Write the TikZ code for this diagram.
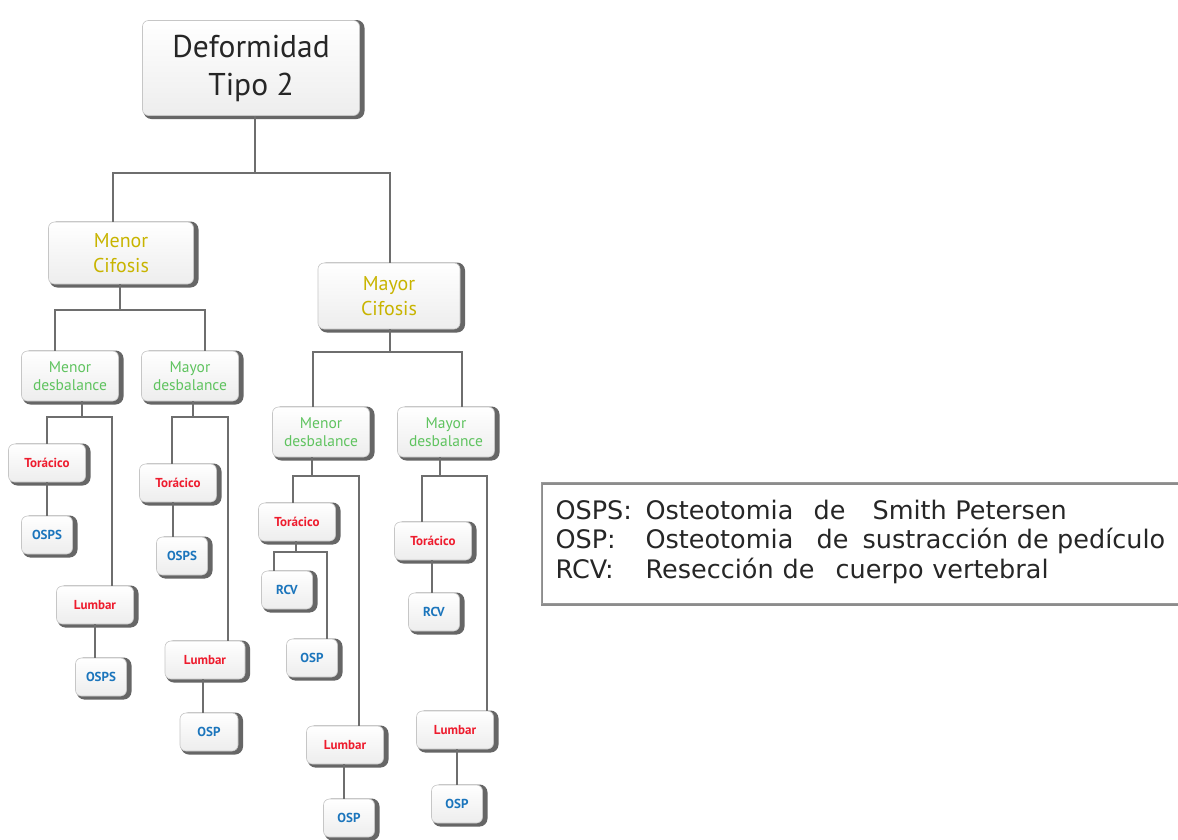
\documentclass[tikz,border=0pt]{standalone}
\usepackage{fontspec}
\setmainfont{PT Sans}
\newfontfamily\legendfont{DejaVu Sans}
\usepackage{xcolor}
\usepackage{tikz}
\usetikzlibrary{positioning}

\definecolor{cifcol}{HTML}{C8B400}
\definecolor{descol}{HTML}{5FC35F}
\definecolor{zonecol}{HTML}{EE1C2E}
\definecolor{techcol}{HTML}{1B75BC}
\definecolor{linkcol}{HTML}{6E6E6E}

\tikzset{
  box/.style={draw=gray!45, line width=0.6pt, rounded corners=6pt,
    top color=white, bottom color=gray!14, inner sep=0pt, align=center,
    preaction={fill=black!60, draw=black!60, line width=4pt,
      transform canvas={xshift=3pt, yshift=-1.5pt}}},
  topbox/.style={box, minimum width=217, minimum height=95,
    font=\fontsize{31.5}{38}\selectfont, text=black!85},
  cifbox/.style={box, minimum width=145, minimum height=62,
    font=\fontsize{20}{25}\selectfont, text=cifcol},
  desbox/.style={box, minimum width=97, minimum height=50,
    font=\fontsize{15.5}{18}\selectfont, text=descol},
  zonebox/.style={box, minimum width=77, minimum height=38,
    font=\fontsize{13}{15}\selectfont\bfseries, text=zonecol},
  techbox/.style={box, minimum width=51, minimum height=38,
    font=\fontsize{13}{15}\selectfont\bfseries, text=techcol},
  link/.style={draw=linkcol, line width=1.4pt},
  legendbox/.style={draw=gray!80, line width=1.2pt, inner xsep=14pt,
    text width=620, minimum height=121, align=left,
    font=\legendfont\fontsize{25.5}{29}\selectfont, text=black!85,
    preaction={draw=black!45, line width=2pt, transform canvas={yshift=-1.5pt}}}
}

\begin{document}
\begin{tikzpicture}[x=1pt, y=-1pt]
  \useasboundingbox[fill=white] (0,0) rectangle (1178,839);

  % top levels
  \node[topbox] (top) at (251,68) {Deformidad\\Tipo 2};
  \node[cifbox] (menC) at (121,253) {Menor\\Cifosis};
  \node[cifbox, minimum width=142, minimum height=66] (mayC) at (389,296) {Mayor\\Cifosis};

  \node[desbox] (mdA) at (70,376) {Menor\\desbalance};
  \node[desbox] (mdB) at (190,376) {Mayor\\desbalance};
  \node[desbox] (mdC) at (321,432) {Menor\\desbalance};
  \node[desbox] (mdD) at (446,432) {Mayor\\desbalance};

  % menor cifosis, menor desbalance
  \node[zonebox] (torA) at (47,463) {Torácico};
  \node[techbox] (osA1) at (47,535) {OSPS};
  \node[zonebox] (lumA) at (95,605) {Lumbar};
  \node[techbox] (osA2) at (101,677) {OSPS};

  % menor cifosis, mayor desbalance
  \node[zonebox] (torB) at (178,483) {Torácico};
  \node[techbox] (osB1) at (182,556) {OSPS};
  \node[zonebox, minimum width=80] (lumB) at (205,660) {Lumbar};
  \node[techbox, minimum width=58] (ospB) at (209,732) {OSP};

  % mayor cifosis, menor desbalance
  \node[zonebox] (torC) at (297,522) {Torácico};
  \node[techbox] (rcvC) at (287,590) {RCV};
  \node[techbox] (ospC) at (312,658) {OSP};
  \node[zonebox] (lumC) at (345,745) {Lumbar};
  \node[techbox] (ospC2) at (349,818) {OSP};

  % mayor cifosis, mayor desbalance
  \node[zonebox] (torD) at (433,541) {Torácico};
  \node[techbox] (rcvD) at (434,612) {RCV};
  \node[zonebox] (lumD) at (455,730) {Lumbar};
  \node[techbox] (ospD) at (457,804) {OSP};

  % legend
  \node[legendbox, anchor=north west] (legend) at (541,482) {%
    \raisebox{8pt}{\begin{tabular}{@{}p{90pt}@{}l@{}}
    OSPS: & \makebox[168pt][l]{Osteotomia}\makebox[59pt][l]{de}Smith Petersen\\
    OSP:  & \makebox[171pt][l]{Osteotomia}\makebox[46pt][l]{de}sustracción de pedículo\\
    RCV:  & \makebox[137pt][l]{Resección}\makebox[53pt][l]{de}cuerpo vertebral
    \end{tabular}}};

  % forks
  \coordinate (j0) at (255,173);
  \coordinate (j1) at (120,310);
  \coordinate (j2) at (390,352);
  \coordinate (jA) at (82,417);
  \coordinate (jB) at (193,417);
  \coordinate (jC) at (312,476);
  \coordinate (jD) at (440,476);
  \coordinate (jT) at (296,552);

  \draw[link] ([xshift=4]top.south) -- (j0);
  \draw[link] ([xshift=-8]menC.north) |- (j0) -| ([xshift=1]mayC.north);

  \draw[link] ([xshift=-1]menC.south) -- (j1);
  \draw[link] ([xshift=-15]mdA.north) |- (j1) -| ([xshift=15]mdB.north);

  \draw[link] ([xshift=1]mayC.south) -- (j2);
  \draw[link] ([xshift=-8]mdC.north) |- (j2) -| ([xshift=16]mdD.north);

  \draw[link] ([xshift=12]mdA.south) -- (jA);
  \draw[link] (torA.north) |- (jA) -| ([xshift=17]lumA.north);
  \draw[link] (torA) -- (osA1);
  \draw[link] (lumA.south) -- ([xshift=-6]osA2.north);

  \draw[link] ([xshift=3]mdB.south) -- (jB);
  \draw[link] ([xshift=-6]torB.north) |- (jB) -| ([xshift=23]lumB.north);
  \draw[link] ([xshift=-5]torB.south) -- ([xshift=-9]osB1.north);
  \draw[link] ([xshift=-2]lumB.south) -- ([xshift=-6]ospB.north);

  \draw[link] ([xshift=-9]mdC.south) -- (jC);
  \draw[link] ([xshift=-4]torC.north) |- (jC) -| ([xshift=14]lumC.north);
  \draw[link] ([xshift=-1]torC.south) -- (jT);
  \draw[link] ([xshift=-13]rcvC.north) |- (jT) -| ([xshift=15]ospC.north);
  \draw[link] ([xshift=-1]lumC.south) -- ([xshift=-5]ospC2.north);

  \draw[link] ([xshift=-6]mdD.south) -- (jD);
  \draw[link] ([xshift=-11]torD.north) |- (jD) -| ([xshift=32]lumD.north);
  \draw[link] ([xshift=-1]torD.south) -- ([xshift=-2]rcvD.north);
  \draw[link] ([xshift=2]lumD.south) -- (ospD.north);
\end{tikzpicture}
\end{document}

☆ ☆ ☆ ☆ ☆ ☆ ☆

→ **Exercise requirements**
Print the complete listing exactly as it stands, without its pictures.

→ **Complete response**
Write the TikZ code for this diagram.
\documentclass[tikz,border=0pt]{standalone}
\usepackage{fontspec}
\setmainfont{PT Sans}
\newfontfamily\legendfont{DejaVu Sans}
\usepackage{xcolor}
\usepackage{tikz}
\usetikzlibrary{positioning}

\definecolor{cifcol}{HTML}{C8B400}
\definecolor{descol}{HTML}{5FC35F}
\definecolor{zonecol}{HTML}{EE1C2E}
\definecolor{techcol}{HTML}{1B75BC}
\definecolor{linkcol}{HTML}{6E6E6E}

\tikzset{
  box/.style={draw=gray!45, line width=0.6pt, rounded corners=6pt,
    top color=white, bottom color=gray!14, inner sep=0pt, align=center,
    preaction={fill=black!60, draw=black!60, line width=4pt,
      transform canvas={xshift=3pt, yshift=-1.5pt}}},
  topbox/.style={box, minimum width=217, minimum height=95,
    font=\fontsize{31.5}{38}\selectfont, text=black!85},
  cifbox/.style={box, minimum width=145, minimum height=62,
    font=\fontsize{20}{25}\selectfont, text=cifcol},
  desbox/.style={box, minimum width=97, minimum height=50,
    font=\fontsize{15.5}{18}\selectfont, text=descol},
  zonebox/.style={box, minimum width=77, minimum height=38,
    font=\fontsize{13}{15}\selectfont\bfseries, text=zonecol},
  techbox/.style={box, minimum width=51, minimum height=38,
    font=\fontsize{13}{15}\selectfont\bfseries, text=techcol},
  link/.style={draw=linkcol, line width=1.4pt},
  legendbox/.style={draw=gray!80, line width=1.2pt, inner xsep=14pt,
    text width=620, minimum height=121, align=left,
    font=\legendfont\fontsize{25.5}{29}\selectfont, text=black!85,
    preaction={draw=black!45, line width=2pt, transform canvas={yshift=-1.5pt}}}
}

\begin{document}
\begin{tikzpicture}[x=1pt, y=-1pt]
  \useasboundingbox[fill=white] (0,0) rectangle (1178,839);

  % top levels
  \node[topbox] (top) at (251,68) {Deformidad\\Tipo 2};
  \node[cifbox] (menC) at (121,253) {Menor\\Cifosis};
  \node[cifbox, minimum width=142, minimum height=66] (mayC) at (389,296) {Mayor\\Cifosis};

  \node[desbox] (mdA) at (70,376) {Menor\\desbalance};
  \node[desbox] (mdB) at (190,376) {Mayor\\desbalance};
  \node[desbox] (mdC) at (321,432) {Menor\\desbalance};
  \node[desbox] (mdD) at (446,432) {Mayor\\desbalance};

  % menor cifosis, menor desbalance
  \node[zonebox] (torA) at (47,463) {Torácico};
  \node[techbox] (osA1) at (47,535) {OSPS};
  \node[zonebox] (lumA) at (95,605) {Lumbar};
  \node[techbox] (osA2) at (101,677) {OSPS};

  % menor cifosis, mayor desbalance
  \node[zonebox] (torB) at (178,483) {Torácico};
  \node[techbox] (osB1) at (182,556) {OSPS};
  \node[zonebox, minimum width=80] (lumB) at (205,660) {Lumbar};
  \node[techbox, minimum width=58] (ospB) at (209,732) {OSP};

  % mayor cifosis, menor desbalance
  \node[zonebox] (torC) at (297,522) {Torácico};
  \node[techbox] (rcvC) at (287,590) {RCV};
  \node[techbox] (ospC) at (312,658) {OSP};
  \node[zonebox] (lumC) at (345,745) {Lumbar};
  \node[techbox] (ospC2) at (349,818) {OSP};

  % mayor cifosis, mayor desbalance
  \node[zonebox] (torD) at (433,541) {Torácico};
  \node[techbox] (rcvD) at (434,612) {RCV};
  \node[zonebox] (lumD) at (455,730) {Lumbar};
  \node[techbox] (ospD) at (457,804) {OSP};

  % legend
  \node[legendbox, anchor=north west] (legend) at (541,482) {%
    \raisebox{8pt}{\begin{tabular}{@{}p{90pt}@{}l@{}}
    OSPS: & \makebox[168pt][l]{Osteotomia}\makebox[59pt][l]{de}Smith Petersen\\
    OSP:  & \makebox[171pt][l]{Osteotomia}\makebox[46pt][l]{de}sustracción de pedículo\\
    RCV:  & \makebox[137pt][l]{Resección}\makebox[53pt][l]{de}cuerpo vertebral
    \end{tabular}}};

  % forks
  \coordinate (j0) at (255,173);
  \coordinate (j1) at (120,310);
  \coordinate (j2) at (390,352);
  \coordinate (jA) at (82,417);
  \coordinate (jB) at (193,417);
  \coordinate (jC) at (312,476);
  \coordinate (jD) at (440,476);
  \coordinate (jT) at (296,552);

  \draw[link] ([xshift=4]top.south) -- (j0);
  \draw[link] ([xshift=-8]menC.north) |- (j0) -| ([xshift=1]mayC.north);

  \draw[link] ([xshift=-1]menC.south) -- (j1);
  \draw[link] ([xshift=-15]mdA.north) |- (j1) -| ([xshift=15]mdB.north);

  \draw[link] ([xshift=1]mayC.south) -- (j2);
  \draw[link] ([xshift=-8]mdC.north) |- (j2) -| ([xshift=16]mdD.north);

  \draw[link] ([xshift=12]mdA.south) -- (jA);
  \draw[link] (torA.north) |- (jA) -| ([xshift=17]lumA.north);
  \draw[link] (torA) -- (osA1);
  \draw[link] (lumA.south) -- ([xshift=-6]osA2.north);

  \draw[link] ([xshift=3]mdB.south) -- (jB);
  \draw[link] ([xshift=-6]torB.north) |- (jB) -| ([xshift=23]lumB.north);
  \draw[link] ([xshift=-5]torB.south) -- ([xshift=-9]osB1.north);
  \draw[link] ([xshift=-2]lumB.south) -- ([xshift=-6]ospB.north);

  \draw[link] ([xshift=-9]mdC.south) -- (jC);
  \draw[link] ([xshift=-4]torC.north) |- (jC) -| ([xshift=14]lumC.north);
  \draw[link] ([xshift=-1]torC.south) -- (jT);
  \draw[link] ([xshift=-13]rcvC.north) |- (jT) -| ([xshift=15]ospC.north);
  \draw[link] ([xshift=-1]lumC.south) -- ([xshift=-5]ospC2.north);

  \draw[link] ([xshift=-6]mdD.south) -- (jD);
  \draw[link] ([xshift=-11]torD.north) |- (jD) -| ([xshift=32]lumD.north);
  \draw[link] ([xshift=-1]torD.south) -- ([xshift=-2]rcvD.north);
  \draw[link] ([xshift=2]lumD.south) -- (ospD.north);
\end{tikzpicture}
\end{document}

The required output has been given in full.